Le retribuzioni dei lavoratori italiani sono basse e tartassate.
Negli ultimi 15 anni hanno perso terreno nei confronti internazionali.
E la differenza tra i salari più ricchi e quelli più poveri è aumentata. Adesso, poi, con l'inflazione che ha ripreso a correre e con la stangata Monti appena decisa, la perdita di potere d'acquisto rischia di essere pesante.
Partiamo dai raffronti con gli altri Paesi, utilizzando i dati 2010 dell'Ocse, l'organizzazione dei Paesi più industrializzati.
L'Italia si colloca al 22esimo posto su 34 nella classifica dei salari netti: 25.155 dollari (19.350 euro al cambio di ieri). Mille euro in meno della media Ocse e quasi 4 mila in meno della media dell'Ue a 15.
Nel Regno Unito la retribuzione netta è stata di 11 mila euro superiore a quella media italiana. In Germania hanno preso quasi 5 mila euro in più che da noi, in Francia 2 mila e perfino in Spagna ci hanno superato di circa 1.500 euro.
L'Italia è comunque ultima per livello di salario netto tra i Paesi del G7.
La stessa Ocse, mette a confronto il livello di imposizione fiscale (tasse e contributi) sugli stipendi.
L'Italia si colloca al quinto posto su 34, con un prelievo del 46,9% misurato sulla retribuzione media di un lavoratore single senza figli.
Ci battono, nell'ordine, solo Belgio (55,4%), Francia (49,3%), Germania (49,1%) e Austria (47,9%). Invece, Spagna, Olanda e Danimarca stanno intorno al 38-39% e il Regno Unito al 32,7%. Se poi si mettesse a confronto il prelievo su un lavoratore con carichi familiari è probabile che la posizione dell'Italia peggiorerebbe, per esempio rispetto alla Francia che ha il Fisco col quoziente familiare.
La cosa che preoccupa di più è che «negli ultimi 10-15 anni la posizione relativa dell'Italia è peggiorata.
È aumentato cioè il divario rispetto a Regno Unito, Germania, Francia e Olanda.
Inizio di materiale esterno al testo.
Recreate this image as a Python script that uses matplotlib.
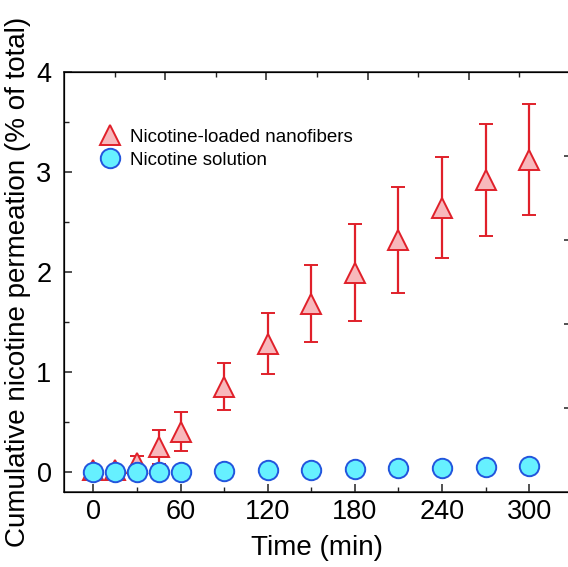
import numpy as np
import matplotlib
matplotlib.use("Agg")
import matplotlib.pyplot as plt

plt.rcParams['font.family'] = ['Liberation Sans', 'DejaVu Sans']

# sampling times (min)
time = [0, 15, 30, 45, 60, 90, 120, 150, 180, 210, 240, 270, 300]
# nicotine-loaded nanofibers: mean and sd (% of total)
fiber_mean = [0.02, 0.02, 0.09, 0.25, 0.405, 0.855, 1.285, 1.685, 1.995, 2.32, 2.645, 2.92, 3.125]
fiber_sd = [0.04, 0.04, 0.07, 0.17, 0.195, 0.235, 0.305, 0.385, 0.485, 0.53, 0.505, 0.56, 0.555]
# nicotine solution
sol_mean = [0.0, 0.0, 0.0, 0.0, 0.005, 0.01, 0.02, 0.025, 0.03, 0.04, 0.04, 0.05, 0.065]

xticks = [0, 60, 120, 180, 240, 300]
yticks = [0, 1, 2, 3, 4]

fig = plt.figure(figsize=(5.68, 5.67), dpi=100)
ax = fig.add_axes([64 / 568, 75 / 567, 506 / 568, 420 / 567])

red = '#E0202A'
eb = ax.errorbar(time, fiber_mean, yerr=fiber_sd, fmt='^', ms=15,
                 mfc='#F8B8BC', mec=red, mew=1.4, ecolor=red,
                 elinewidth=1.6, capsize=5, capthick=2, zorder=2)
sol, = ax.plot(time, sol_mean, 'o', ms=14, mfc='#66F0FF', mec='#2255DD',
               mew=1.4, zorder=3)

ax.set_xlim(-20.2, 328.1)
ax.set_ylim(-0.2, 4.0)
ax.set_xticks(xticks)
ax.set_xticks(np.arange(30, 330, 60), minor=True)
ax.set_yticks(yticks)
ax.set_yticks(np.arange(0.5, 4, 1), minor=True)

ax.tick_params(which='both', direction='in', labelsize=19.5, color='#222222')
ax.tick_params(which='major', length=6, width=1.1)
ax.tick_params(which='minor', length=3.3, width=1.0)
ax.tick_params(axis='y', pad=9)
ax.tick_params(axis='x', pad=5)
for s in ax.spines.values():
    s.set_linewidth(1.1)
    s.set_color('#222222')

ax.set_xlabel('Time (min)', fontsize=20, labelpad=7)
ax.set_ylabel('Cumulative nicotine permeation (% of total)', fontsize=20, labelpad=4)

# mirror ticks on the top and right spines
top = ax.twiny()
top.set_xlim(0, 5)
top.set_xticks([1, 2, 3, 4, 5])
top.set_xticks(np.arange(0.5, 5, 1), minor=True)
top.tick_params(which='both', direction='in', labeltop=False, color='#222222')
top.tick_params(which='major', length=6, width=1.1)
top.tick_params(which='minor', length=3.3, width=1.0)

right = ax.twinx()
right.set_ylim(0, 5)
right.set_yticks([1, 2, 3, 4])
right.tick_params(direction='in', labelright=False, length=4, width=1.1, color='#222222')

ax.legend([eb[0], sol], ['Nicotine-loaded nanofibers', 'Nicotine solution'],
          loc='upper left', bbox_to_anchor=(0.035, 0.905), frameon=False,
          fontsize=13.5, handletextpad=0.45, labelspacing=0.3,
          handlelength=1.2, numpoints=1)

fig.savefig('out.png', dpi=100)
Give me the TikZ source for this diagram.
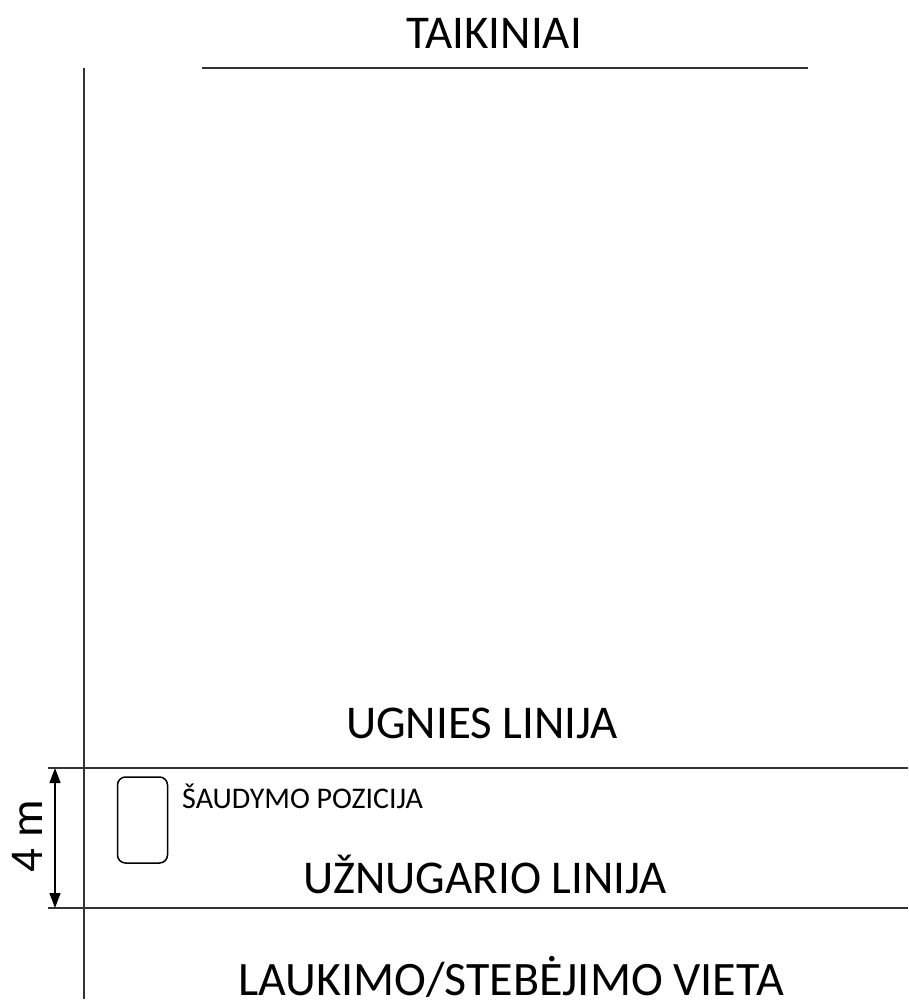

Il motivo è che la produttività è rimasta quasi ferma, mentre altrove è aumentata».
A questa situazione di base, già svantaggiata, si somma una scarsa crescita della produttività, in parte riconducibile proprio al nanismo imprenditoriale, in parte ad altri fattori.
Per rimettere in moto la produttività bisogna quindi agire su più fronti, attraverso riforme strutturali, accompagnate da una contrattazione più moderna e partecipativa. Più produttività significa più salario. A patto però che il prelievo fiscale e contributivo non aumenti e che l'inflazione venga tenuta sotto controllo.